■ **Stated exercise**: Search the records below for the word "this". Pull out each line that has it.

■ **Items**:
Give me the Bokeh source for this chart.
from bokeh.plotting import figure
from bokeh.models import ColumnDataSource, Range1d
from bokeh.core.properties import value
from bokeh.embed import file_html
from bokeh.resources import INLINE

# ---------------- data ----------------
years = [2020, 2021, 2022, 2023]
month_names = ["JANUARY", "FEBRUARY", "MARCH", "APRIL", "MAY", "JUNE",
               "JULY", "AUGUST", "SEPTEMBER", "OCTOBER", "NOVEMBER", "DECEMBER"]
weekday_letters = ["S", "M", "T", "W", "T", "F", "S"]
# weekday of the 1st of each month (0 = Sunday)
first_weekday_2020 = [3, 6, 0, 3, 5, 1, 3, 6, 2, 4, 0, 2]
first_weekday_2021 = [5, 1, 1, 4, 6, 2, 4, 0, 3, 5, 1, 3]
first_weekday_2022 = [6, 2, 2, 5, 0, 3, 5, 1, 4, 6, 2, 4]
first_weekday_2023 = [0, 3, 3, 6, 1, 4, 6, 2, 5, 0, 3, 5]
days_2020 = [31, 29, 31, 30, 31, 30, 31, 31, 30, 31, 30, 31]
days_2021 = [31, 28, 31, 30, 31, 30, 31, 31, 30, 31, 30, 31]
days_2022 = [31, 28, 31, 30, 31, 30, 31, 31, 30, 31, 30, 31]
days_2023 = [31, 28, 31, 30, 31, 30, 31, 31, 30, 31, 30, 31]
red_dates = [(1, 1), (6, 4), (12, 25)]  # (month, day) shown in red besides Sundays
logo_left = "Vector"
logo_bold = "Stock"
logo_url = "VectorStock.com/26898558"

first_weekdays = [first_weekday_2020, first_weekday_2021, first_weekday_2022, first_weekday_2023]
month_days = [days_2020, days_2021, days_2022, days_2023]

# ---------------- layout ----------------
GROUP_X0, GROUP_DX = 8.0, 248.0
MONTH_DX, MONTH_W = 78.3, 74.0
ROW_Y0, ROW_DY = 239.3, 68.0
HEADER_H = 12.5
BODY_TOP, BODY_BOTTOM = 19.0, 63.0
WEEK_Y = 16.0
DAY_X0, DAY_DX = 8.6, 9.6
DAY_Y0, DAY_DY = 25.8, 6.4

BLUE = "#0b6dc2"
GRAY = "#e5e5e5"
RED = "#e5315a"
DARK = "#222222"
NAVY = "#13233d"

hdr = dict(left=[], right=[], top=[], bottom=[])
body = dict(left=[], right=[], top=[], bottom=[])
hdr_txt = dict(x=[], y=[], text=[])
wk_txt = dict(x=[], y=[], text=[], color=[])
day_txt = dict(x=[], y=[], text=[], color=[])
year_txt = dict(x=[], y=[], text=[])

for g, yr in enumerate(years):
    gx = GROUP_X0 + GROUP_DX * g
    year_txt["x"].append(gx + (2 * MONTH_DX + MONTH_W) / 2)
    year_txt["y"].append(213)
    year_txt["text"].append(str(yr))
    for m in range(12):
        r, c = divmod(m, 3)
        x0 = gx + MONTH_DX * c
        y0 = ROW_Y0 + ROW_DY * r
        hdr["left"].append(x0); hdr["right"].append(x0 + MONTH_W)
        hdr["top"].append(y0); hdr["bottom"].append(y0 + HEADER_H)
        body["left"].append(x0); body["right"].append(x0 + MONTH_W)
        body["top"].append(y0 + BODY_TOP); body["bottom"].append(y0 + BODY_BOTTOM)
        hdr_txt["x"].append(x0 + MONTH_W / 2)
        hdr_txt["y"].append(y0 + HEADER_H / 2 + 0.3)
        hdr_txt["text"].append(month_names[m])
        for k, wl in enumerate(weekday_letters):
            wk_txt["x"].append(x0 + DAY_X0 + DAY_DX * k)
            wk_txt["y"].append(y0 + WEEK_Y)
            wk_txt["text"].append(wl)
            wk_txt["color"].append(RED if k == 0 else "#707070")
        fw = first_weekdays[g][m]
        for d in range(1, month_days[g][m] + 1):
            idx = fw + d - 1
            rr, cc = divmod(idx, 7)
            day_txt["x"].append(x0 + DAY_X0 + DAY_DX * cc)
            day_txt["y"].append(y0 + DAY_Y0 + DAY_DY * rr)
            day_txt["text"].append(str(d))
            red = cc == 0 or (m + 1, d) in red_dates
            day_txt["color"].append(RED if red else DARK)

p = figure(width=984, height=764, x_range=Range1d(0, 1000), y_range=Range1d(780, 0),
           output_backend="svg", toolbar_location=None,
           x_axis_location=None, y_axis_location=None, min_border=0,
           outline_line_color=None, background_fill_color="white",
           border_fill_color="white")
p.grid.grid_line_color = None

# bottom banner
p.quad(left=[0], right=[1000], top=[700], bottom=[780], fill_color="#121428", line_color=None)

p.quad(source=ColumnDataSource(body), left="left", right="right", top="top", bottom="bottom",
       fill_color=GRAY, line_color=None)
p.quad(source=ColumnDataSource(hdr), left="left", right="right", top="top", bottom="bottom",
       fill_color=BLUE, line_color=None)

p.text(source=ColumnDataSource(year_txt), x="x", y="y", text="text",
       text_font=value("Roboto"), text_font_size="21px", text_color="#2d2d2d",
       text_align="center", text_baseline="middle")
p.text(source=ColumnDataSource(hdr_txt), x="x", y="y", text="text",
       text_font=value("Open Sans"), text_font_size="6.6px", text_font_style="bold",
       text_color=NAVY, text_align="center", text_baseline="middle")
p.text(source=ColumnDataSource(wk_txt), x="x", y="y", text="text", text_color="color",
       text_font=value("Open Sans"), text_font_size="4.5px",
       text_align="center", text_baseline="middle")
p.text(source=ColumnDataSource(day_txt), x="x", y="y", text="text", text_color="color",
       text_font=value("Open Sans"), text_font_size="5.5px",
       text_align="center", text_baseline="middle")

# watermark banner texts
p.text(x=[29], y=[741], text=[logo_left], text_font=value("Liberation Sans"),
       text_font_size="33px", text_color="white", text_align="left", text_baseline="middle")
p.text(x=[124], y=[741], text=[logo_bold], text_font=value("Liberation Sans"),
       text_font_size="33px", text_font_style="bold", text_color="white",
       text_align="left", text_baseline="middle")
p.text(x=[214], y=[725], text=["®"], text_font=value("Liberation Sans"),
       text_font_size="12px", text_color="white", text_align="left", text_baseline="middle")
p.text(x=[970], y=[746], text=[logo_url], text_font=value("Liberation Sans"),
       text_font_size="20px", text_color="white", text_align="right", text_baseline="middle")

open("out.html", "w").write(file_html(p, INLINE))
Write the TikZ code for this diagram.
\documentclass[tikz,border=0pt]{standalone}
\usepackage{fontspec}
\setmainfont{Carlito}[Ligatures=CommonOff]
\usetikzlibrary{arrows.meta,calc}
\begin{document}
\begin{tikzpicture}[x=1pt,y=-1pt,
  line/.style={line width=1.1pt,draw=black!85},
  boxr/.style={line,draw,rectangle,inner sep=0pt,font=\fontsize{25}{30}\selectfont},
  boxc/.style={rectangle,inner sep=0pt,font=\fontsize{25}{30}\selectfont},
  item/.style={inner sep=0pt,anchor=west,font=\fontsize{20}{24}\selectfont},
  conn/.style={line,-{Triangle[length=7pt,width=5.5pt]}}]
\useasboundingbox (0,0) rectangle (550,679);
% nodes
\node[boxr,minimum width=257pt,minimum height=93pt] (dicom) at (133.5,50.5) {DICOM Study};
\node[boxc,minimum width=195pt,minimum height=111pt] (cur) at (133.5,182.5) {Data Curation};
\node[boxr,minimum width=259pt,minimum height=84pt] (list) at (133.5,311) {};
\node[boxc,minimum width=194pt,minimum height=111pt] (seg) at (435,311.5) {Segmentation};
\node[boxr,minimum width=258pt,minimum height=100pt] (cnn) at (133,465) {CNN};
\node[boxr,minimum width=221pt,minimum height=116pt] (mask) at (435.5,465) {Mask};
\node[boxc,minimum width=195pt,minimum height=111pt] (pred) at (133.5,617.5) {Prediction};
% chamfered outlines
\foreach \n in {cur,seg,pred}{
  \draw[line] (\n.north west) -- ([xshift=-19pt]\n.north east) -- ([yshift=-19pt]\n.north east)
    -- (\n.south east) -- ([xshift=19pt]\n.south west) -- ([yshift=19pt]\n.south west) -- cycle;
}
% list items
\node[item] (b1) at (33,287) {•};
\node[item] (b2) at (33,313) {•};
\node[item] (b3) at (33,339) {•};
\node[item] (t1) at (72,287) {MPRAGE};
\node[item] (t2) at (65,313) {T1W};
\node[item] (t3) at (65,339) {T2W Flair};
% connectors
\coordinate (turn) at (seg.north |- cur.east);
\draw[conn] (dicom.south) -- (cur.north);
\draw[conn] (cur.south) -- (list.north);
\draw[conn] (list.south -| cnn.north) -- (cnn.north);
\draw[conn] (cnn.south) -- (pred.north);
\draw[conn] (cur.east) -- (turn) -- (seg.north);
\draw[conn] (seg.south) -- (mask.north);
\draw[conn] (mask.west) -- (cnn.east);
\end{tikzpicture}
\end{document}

■ **Exercise result**:
Give me the Bokeh source for this chart.
Write the TikZ code for this diagram.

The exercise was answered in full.